Ms. Dion says that exposure to the arts through the river curriculum has drawn some students to her courses who previously lacked interest in art.
Each spring, a year of river learning culminates in a state-wide student River Congress and Clean Water Celebration in Peoria. Dubbed "the most important classroom in the entire United States" by Valdus Adamkus, regional director of the US Environmental Protection Agency, the unique two-day event started in 1991 with 250 students and this year attracted 3,500.
On the first day at the River Congress, about 500 high school students present their research findings to each other.
The following day at the Clean Water Celebration, the students become teachers to thousands of middle- and grade-school youths as well as to the broader community. The students set up dozens of river exhibits in booths that are interspersed with educational displays by government organizations, environmental groups, and companies.
Still, while Justin and other East Peoria students are avid river watchdogs and scientists, they are dredging up no easy solutions to the contamination in the Illinois and other regional rivers.
Flowing between Lake Michigan and the Mississippi, the Illinois has suffered decades of ecological destruction since the turn of the century, when it teemed with fish, mussels, and river fowl.

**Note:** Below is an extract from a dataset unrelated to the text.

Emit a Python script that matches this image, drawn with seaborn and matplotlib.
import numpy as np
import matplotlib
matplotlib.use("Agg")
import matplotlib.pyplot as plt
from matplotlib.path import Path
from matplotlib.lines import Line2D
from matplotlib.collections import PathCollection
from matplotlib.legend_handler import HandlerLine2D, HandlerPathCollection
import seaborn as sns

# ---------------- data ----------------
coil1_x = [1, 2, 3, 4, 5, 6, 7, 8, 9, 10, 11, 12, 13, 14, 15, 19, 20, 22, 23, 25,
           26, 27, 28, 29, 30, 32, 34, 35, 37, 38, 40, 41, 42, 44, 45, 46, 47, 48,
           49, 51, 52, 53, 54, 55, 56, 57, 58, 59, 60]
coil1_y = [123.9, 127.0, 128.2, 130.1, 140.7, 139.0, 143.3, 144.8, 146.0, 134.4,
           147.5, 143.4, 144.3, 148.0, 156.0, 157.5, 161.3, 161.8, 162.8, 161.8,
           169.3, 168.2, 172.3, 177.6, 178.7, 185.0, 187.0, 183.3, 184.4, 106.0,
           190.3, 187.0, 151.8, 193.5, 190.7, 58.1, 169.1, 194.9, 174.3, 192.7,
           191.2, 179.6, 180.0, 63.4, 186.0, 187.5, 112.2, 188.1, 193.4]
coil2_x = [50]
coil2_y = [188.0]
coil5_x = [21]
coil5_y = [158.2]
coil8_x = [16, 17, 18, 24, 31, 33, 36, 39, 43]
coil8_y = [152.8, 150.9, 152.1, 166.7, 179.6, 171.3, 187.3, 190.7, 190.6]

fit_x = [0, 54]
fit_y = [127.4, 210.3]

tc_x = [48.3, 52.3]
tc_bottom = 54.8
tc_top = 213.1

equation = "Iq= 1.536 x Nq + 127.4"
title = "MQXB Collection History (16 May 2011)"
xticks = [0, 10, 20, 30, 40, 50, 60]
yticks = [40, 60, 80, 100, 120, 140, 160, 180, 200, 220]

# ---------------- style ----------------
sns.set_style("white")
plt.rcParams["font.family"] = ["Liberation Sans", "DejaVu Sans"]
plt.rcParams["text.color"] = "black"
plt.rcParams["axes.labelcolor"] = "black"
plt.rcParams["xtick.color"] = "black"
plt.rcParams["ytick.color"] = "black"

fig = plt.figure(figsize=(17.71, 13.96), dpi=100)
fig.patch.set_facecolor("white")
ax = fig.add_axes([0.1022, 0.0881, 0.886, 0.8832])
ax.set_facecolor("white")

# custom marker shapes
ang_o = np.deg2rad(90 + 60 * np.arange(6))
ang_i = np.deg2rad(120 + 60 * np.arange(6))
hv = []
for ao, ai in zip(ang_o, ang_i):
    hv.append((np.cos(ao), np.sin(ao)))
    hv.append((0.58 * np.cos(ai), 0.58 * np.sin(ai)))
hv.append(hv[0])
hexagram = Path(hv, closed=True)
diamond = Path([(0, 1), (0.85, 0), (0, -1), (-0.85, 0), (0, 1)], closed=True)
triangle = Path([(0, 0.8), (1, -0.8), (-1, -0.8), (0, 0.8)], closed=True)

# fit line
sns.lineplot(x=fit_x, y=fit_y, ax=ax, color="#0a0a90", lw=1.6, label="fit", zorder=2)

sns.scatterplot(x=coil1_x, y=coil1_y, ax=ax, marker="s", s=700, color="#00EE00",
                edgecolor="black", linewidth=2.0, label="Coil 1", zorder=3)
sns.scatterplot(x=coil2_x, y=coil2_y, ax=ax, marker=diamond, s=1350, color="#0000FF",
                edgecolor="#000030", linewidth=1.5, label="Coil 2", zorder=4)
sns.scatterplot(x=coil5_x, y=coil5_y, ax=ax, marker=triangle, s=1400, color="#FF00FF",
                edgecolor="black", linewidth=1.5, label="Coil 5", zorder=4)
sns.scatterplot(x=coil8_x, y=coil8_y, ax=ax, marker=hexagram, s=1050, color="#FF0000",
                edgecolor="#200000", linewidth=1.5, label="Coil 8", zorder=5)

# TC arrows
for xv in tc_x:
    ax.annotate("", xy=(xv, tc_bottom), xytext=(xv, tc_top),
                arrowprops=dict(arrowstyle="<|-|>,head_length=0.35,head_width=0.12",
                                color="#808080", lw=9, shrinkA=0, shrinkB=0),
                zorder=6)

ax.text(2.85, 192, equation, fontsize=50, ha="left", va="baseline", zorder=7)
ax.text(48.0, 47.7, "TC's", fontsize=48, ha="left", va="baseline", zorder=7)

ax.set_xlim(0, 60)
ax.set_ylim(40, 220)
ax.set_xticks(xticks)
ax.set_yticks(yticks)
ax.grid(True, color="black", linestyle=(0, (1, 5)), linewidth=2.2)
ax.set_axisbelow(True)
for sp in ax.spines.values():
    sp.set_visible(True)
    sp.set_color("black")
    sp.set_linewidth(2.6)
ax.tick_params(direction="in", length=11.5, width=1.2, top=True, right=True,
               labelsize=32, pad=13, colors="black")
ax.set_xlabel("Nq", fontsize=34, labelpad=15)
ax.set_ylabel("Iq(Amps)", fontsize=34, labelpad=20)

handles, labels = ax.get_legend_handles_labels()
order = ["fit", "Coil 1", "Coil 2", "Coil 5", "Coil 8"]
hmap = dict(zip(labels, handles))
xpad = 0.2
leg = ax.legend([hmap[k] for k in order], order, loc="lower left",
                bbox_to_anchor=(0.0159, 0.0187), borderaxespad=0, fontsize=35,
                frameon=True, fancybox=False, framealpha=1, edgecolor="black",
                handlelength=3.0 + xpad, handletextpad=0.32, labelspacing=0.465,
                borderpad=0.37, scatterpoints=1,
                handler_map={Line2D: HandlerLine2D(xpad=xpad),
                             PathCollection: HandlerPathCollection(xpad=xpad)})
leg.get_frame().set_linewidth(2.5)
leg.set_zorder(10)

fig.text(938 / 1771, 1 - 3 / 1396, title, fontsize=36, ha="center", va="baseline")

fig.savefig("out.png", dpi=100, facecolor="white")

In the early 1900s, a dramatic population increase along the Illinois led to the diversion of sewage and industrial waste into the river. More-stringent water pollution laws and better waste treatment began to alleviate the problem in the 1920s
Students talk to farmers
The greatest damage to the river has occurred since the 1930s, as the rise of mechanized, large-scale farming of annual row crops like corn and soybeans has led to widespread topsoil erosion. Tons of silty sediment have choked the river, reducing its flow and oxygen levels.
"It's frustrating for the kids when they go into the fields and see the water rushing off," Williams says.
In recent years, East Peoria students have held discussions with farmers and been heartened by the growing popularity of no-till cultivation which has helped reduced soil erosion. But the no-till method requires greater use of herbicides like atrazine and threatens to put additional toxic chemicals into the Illinois.
Nevertheless, student river advocates are receiving a boost from another economic force in East Peoria: a multimillion-dollar drive to develop the riverfront.
The city of 22,000 people seeks to reverse a population decline from the loss of heavy industry jobs by promoting tourism, and hosting a controversial riverboat gambling casino. A 600-berth marina and housing complex are under way, as are riverfront shops, restaurants, and parks.
"We have a long-term interest in maintaining the river," says city spokesman Jay Thompson. "The town is very pleased that the kids have an interest in water quality."
Some seniors at East Peoria say their career choices have been influenced by the river project. Josh Thompson plans to become an architect with an emphasis on riverfront designs. Devon Schaub hopes to put her testing of well water to use in a medical job. Justin Waldsmith wants to enter the field of environmental chemistry.